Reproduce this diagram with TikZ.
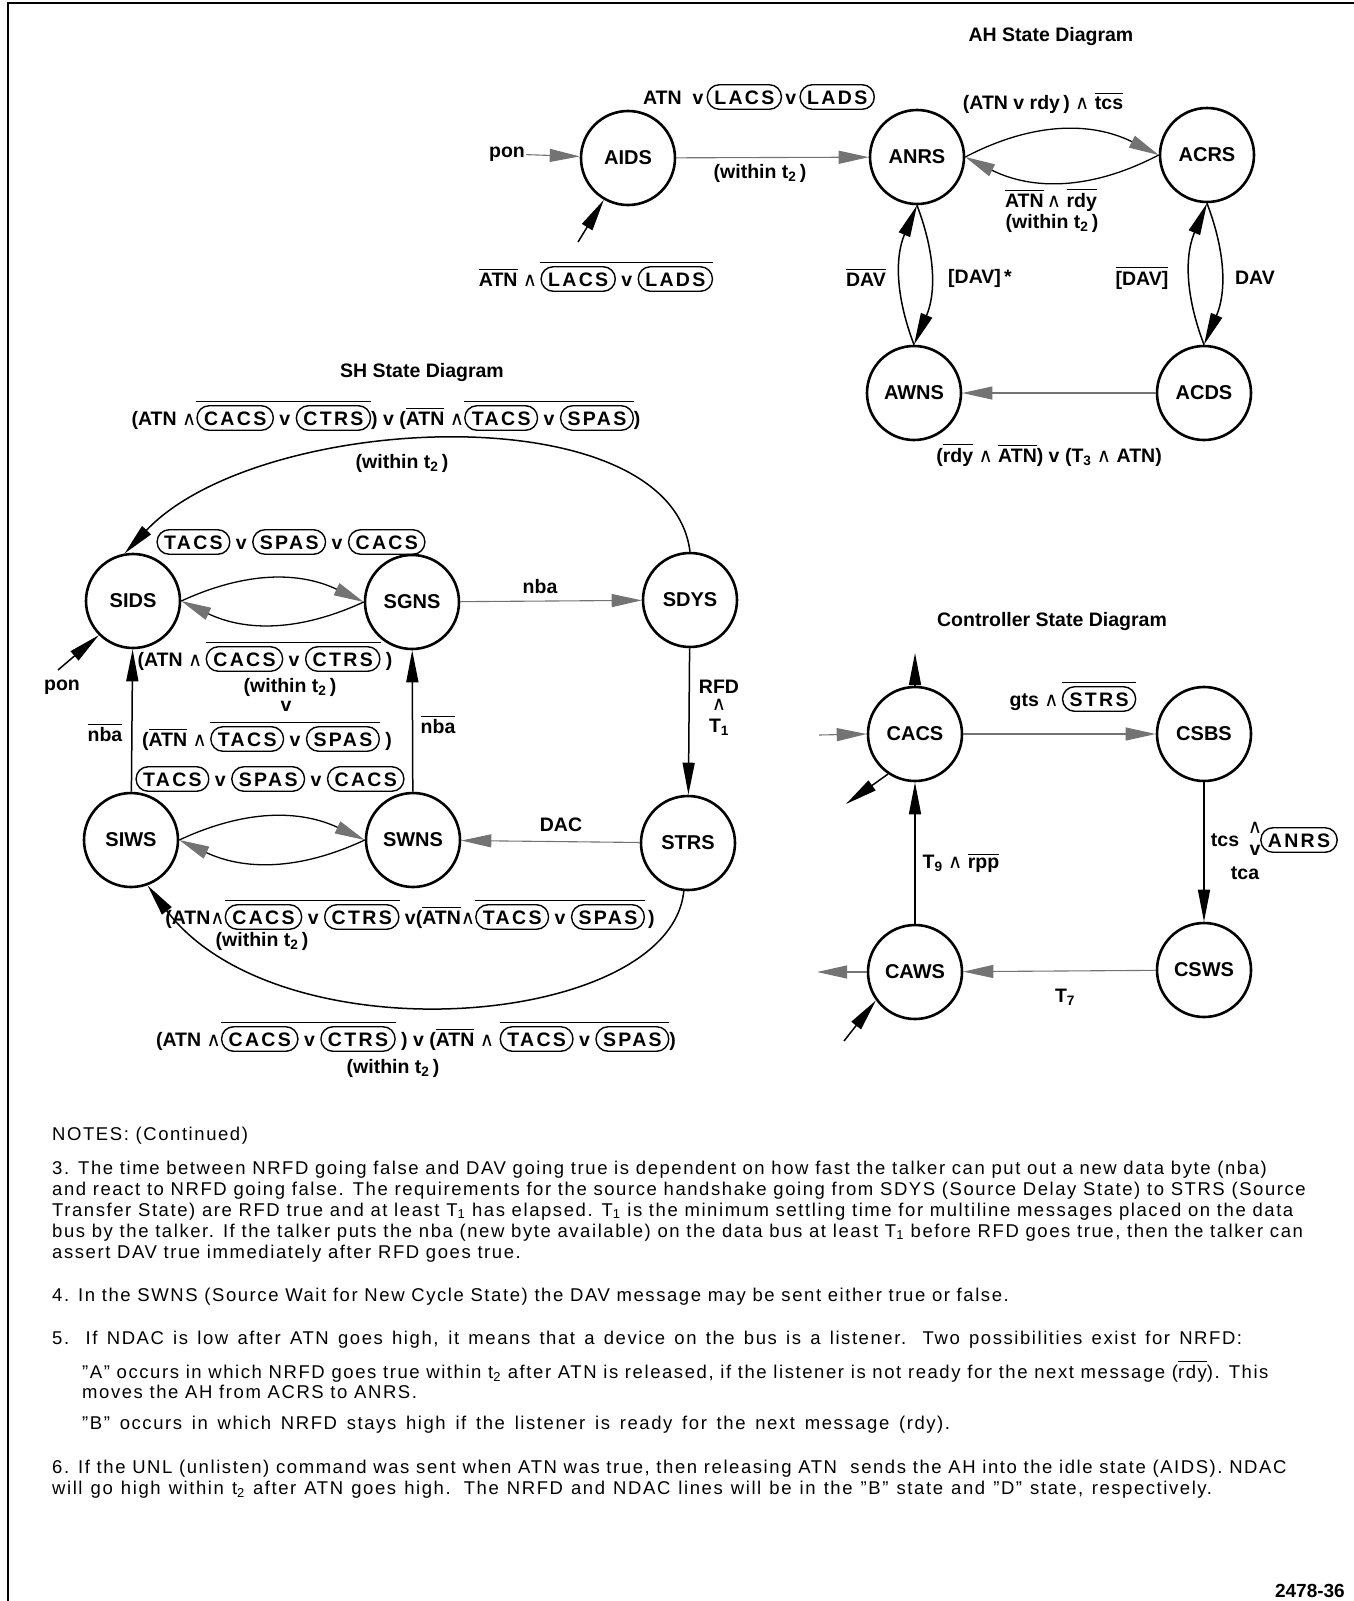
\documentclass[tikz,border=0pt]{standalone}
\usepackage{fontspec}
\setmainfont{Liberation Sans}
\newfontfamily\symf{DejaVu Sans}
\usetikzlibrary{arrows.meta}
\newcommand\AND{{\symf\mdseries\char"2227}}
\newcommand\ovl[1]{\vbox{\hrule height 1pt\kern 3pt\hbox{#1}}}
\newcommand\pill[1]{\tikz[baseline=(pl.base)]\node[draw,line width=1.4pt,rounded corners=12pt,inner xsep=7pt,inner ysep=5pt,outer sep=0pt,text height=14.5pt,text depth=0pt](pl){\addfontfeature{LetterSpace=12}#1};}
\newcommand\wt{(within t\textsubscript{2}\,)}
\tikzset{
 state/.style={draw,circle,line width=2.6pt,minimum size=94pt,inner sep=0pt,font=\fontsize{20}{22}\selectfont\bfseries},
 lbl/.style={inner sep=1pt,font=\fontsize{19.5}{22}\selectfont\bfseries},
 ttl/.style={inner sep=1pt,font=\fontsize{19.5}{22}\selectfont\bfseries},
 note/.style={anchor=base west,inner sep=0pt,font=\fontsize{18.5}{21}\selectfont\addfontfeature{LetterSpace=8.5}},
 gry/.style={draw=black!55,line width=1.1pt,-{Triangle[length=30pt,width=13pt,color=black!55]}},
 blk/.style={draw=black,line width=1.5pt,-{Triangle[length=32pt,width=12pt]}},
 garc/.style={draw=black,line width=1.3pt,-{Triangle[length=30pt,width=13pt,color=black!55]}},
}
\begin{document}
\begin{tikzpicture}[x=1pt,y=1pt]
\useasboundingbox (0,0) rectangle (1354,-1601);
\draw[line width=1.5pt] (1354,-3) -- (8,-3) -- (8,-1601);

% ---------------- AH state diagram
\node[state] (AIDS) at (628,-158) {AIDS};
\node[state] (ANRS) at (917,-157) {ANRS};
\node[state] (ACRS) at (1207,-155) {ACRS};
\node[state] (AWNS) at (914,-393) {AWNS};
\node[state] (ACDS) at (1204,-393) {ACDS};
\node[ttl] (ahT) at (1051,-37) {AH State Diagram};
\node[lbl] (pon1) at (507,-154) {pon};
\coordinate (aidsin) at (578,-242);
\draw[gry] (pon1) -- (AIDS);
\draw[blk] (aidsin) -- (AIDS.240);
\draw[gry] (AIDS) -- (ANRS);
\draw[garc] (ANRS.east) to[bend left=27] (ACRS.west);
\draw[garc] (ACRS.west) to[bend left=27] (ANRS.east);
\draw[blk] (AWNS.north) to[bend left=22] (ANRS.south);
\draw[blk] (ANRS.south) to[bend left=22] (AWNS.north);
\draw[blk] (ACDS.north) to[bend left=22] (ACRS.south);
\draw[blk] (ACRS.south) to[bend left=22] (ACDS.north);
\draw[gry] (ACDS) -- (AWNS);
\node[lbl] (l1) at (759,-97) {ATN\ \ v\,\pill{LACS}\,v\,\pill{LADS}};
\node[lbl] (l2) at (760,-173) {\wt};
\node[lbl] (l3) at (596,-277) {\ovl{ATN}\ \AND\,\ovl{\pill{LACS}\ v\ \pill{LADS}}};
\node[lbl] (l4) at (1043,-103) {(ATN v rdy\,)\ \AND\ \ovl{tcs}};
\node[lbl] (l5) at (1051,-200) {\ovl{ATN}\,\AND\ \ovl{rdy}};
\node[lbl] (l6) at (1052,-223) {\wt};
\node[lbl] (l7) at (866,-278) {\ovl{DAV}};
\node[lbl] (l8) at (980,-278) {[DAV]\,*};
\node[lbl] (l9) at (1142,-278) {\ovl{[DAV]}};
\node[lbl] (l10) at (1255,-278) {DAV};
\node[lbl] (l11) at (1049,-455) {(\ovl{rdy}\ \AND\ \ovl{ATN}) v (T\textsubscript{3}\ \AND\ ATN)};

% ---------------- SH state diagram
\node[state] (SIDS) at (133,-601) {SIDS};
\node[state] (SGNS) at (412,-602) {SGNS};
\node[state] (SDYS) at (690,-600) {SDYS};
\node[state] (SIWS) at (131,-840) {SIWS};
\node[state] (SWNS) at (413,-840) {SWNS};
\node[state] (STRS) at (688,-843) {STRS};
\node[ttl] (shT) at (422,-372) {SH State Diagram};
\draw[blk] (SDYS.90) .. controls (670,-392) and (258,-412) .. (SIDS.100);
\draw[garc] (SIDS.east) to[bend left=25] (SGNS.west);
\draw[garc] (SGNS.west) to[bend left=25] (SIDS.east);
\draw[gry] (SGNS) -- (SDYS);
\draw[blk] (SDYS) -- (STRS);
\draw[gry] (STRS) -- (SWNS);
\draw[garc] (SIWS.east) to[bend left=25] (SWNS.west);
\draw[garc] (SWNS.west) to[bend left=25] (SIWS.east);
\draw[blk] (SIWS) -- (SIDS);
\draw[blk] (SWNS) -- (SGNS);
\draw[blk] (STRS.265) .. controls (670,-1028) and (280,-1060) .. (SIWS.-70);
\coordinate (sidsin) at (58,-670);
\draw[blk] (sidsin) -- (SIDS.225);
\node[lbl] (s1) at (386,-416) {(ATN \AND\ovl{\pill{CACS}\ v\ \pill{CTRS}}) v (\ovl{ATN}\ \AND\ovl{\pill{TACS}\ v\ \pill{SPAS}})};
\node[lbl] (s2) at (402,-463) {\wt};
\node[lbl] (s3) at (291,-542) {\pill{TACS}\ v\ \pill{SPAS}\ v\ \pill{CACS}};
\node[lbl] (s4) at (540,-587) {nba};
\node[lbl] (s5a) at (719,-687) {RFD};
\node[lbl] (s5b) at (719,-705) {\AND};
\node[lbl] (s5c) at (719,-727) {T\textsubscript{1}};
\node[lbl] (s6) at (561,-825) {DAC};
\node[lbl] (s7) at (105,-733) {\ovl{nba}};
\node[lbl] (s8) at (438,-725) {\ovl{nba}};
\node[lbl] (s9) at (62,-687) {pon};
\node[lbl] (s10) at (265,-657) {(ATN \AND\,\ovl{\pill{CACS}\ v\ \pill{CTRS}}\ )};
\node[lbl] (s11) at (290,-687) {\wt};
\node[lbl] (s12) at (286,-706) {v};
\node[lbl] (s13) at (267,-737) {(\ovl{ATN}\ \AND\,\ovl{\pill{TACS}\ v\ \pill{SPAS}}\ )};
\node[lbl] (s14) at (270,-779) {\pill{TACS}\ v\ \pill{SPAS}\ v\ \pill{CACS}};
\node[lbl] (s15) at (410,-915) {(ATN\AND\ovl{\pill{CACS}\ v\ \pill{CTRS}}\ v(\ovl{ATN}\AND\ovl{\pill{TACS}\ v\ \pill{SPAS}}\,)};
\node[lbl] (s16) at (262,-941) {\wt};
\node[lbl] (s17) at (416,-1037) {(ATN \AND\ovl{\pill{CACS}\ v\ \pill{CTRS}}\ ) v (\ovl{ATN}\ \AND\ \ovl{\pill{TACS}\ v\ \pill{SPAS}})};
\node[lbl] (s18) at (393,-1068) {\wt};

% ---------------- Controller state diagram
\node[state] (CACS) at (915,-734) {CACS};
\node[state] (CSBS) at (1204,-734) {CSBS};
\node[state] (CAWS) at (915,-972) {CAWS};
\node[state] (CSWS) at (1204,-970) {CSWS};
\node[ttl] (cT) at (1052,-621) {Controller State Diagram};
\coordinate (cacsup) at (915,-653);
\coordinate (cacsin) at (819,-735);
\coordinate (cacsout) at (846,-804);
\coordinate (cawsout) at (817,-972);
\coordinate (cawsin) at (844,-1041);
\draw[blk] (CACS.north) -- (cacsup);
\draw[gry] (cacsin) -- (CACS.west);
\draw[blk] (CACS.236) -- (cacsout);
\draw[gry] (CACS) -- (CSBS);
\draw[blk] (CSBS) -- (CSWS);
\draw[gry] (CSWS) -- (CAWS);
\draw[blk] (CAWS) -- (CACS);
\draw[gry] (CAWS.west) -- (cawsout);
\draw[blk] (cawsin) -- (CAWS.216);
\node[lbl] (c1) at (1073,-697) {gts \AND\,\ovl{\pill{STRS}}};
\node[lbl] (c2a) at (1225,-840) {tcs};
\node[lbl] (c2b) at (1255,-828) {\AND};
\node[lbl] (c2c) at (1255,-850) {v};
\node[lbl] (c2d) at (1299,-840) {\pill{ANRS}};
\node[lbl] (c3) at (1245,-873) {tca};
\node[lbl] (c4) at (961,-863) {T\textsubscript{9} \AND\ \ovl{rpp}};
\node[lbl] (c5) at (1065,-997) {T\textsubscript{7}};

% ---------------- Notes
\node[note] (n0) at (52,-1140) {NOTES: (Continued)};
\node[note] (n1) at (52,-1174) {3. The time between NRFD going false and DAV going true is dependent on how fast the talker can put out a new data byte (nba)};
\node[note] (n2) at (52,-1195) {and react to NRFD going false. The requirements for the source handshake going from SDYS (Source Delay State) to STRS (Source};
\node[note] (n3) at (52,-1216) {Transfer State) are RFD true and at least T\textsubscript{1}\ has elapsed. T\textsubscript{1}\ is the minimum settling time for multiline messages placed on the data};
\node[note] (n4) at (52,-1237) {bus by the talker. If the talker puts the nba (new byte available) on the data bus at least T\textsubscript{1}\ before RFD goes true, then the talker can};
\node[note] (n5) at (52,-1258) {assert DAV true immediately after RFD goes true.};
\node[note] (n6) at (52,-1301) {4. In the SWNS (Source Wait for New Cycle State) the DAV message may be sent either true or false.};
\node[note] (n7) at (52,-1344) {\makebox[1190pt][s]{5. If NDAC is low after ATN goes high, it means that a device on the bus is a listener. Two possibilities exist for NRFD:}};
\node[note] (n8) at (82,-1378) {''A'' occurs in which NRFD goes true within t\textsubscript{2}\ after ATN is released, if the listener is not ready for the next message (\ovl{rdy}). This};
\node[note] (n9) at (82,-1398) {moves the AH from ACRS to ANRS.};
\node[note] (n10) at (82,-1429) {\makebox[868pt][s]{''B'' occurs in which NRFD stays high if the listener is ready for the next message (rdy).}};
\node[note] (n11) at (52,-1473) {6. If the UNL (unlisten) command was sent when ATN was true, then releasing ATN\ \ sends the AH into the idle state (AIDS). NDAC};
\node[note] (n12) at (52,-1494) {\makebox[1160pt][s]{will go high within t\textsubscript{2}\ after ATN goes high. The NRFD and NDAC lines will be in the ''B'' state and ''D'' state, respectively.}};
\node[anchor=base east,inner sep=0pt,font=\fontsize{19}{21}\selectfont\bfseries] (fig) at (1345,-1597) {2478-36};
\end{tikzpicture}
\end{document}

◆ **GIVEN TASK**: Pictures are excluded; extract exactly the lines from the start of the data through the line that holds "(8,-3) -- (8,-1601);", both ends included.

◆ **THE RESPONSE**:
Reproduce this diagram with TikZ.
\documentclass[tikz,border=0pt]{standalone}
\usepackage{fontspec}
\setmainfont{Liberation Sans}
\newfontfamily\symf{DejaVu Sans}
\usetikzlibrary{arrows.meta}
\newcommand\AND{{\symf\mdseries\char"2227}}
\newcommand\ovl[1]{\vbox{\hrule height 1pt\kern 3pt\hbox{#1}}}
\newcommand\pill[1]{\tikz[baseline=(pl.base)]\node[draw,line width=1.4pt,rounded corners=12pt,inner xsep=7pt,inner ysep=5pt,outer sep=0pt,text height=14.5pt,text depth=0pt](pl){\addfontfeature{LetterSpace=12}#1};}
\newcommand\wt{(within t\textsubscript{2}\,)}
\tikzset{
 state/.style={draw,circle,line width=2.6pt,minimum size=94pt,inner sep=0pt,font=\fontsize{20}{22}\selectfont\bfseries},
 lbl/.style={inner sep=1pt,font=\fontsize{19.5}{22}\selectfont\bfseries},
 ttl/.style={inner sep=1pt,font=\fontsize{19.5}{22}\selectfont\bfseries},
 note/.style={anchor=base west,inner sep=0pt,font=\fontsize{18.5}{21}\selectfont\addfontfeature{LetterSpace=8.5}},
 gry/.style={draw=black!55,line width=1.1pt,-{Triangle[length=30pt,width=13pt,color=black!55]}},
 blk/.style={draw=black,line width=1.5pt,-{Triangle[length=32pt,width=12pt]}},
 garc/.style={draw=black,line width=1.3pt,-{Triangle[length=30pt,width=13pt,color=black!55]}},
}
\begin{document}
\begin{tikzpicture}[x=1pt,y=1pt]
\useasboundingbox (0,0) rectangle (1354,-1601);
\draw[line width=1.5pt] (1354,-3) -- (8,-3) -- (8,-1601);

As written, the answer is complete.